結婚式を挙げなかった私に花嫁のベールを作ってくれたお母さん、経営する飲食店に伺ったら、「うちの子をよろしくお願いします!」と言ってくれたお父さんは、今はこの世にいない。

自分には実子がいないから、この人たちと同じ立場を身を以て味わってはいないのだ、と思いつつ、「私にも子どもがいますが」という枕詞を言えない私なりに、取れる態度を、務められる役割を模索していた。

謙虚に出れば助けてくれる。
一度怒らせたら怖い。
どんな人間関係だってそうだけれど、ママさんたちとの接し方に、コツみたいなものはたぶんある。

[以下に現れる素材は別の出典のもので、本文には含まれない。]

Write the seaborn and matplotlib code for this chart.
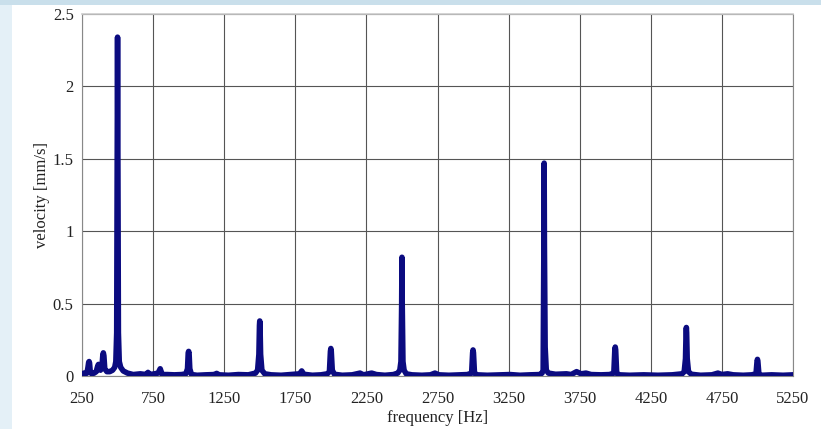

うまく言い表せないけれど。

生徒や他人に対し無関心なら流石に教師はやらない方がいいが、距離を保つことは必要だ。ベタベタしすぎないで必要な情報や指示を与えていれば、師弟も、大人同士も自ずと親しめるものだと思う。我が子と馴れ合う教師を、ペアレンツの多くは好まない。警戒する。それに仲良くなりすぎていると、ミスやトラブルが発生した時(それは不可避だ)の関係の崩れ、ダメージが大きい。恨みが残る。「信頼していたのに」。

ママが、親が、笑っていれば子どもも教師も幸せで、安心して「生徒」「先生」を張れる。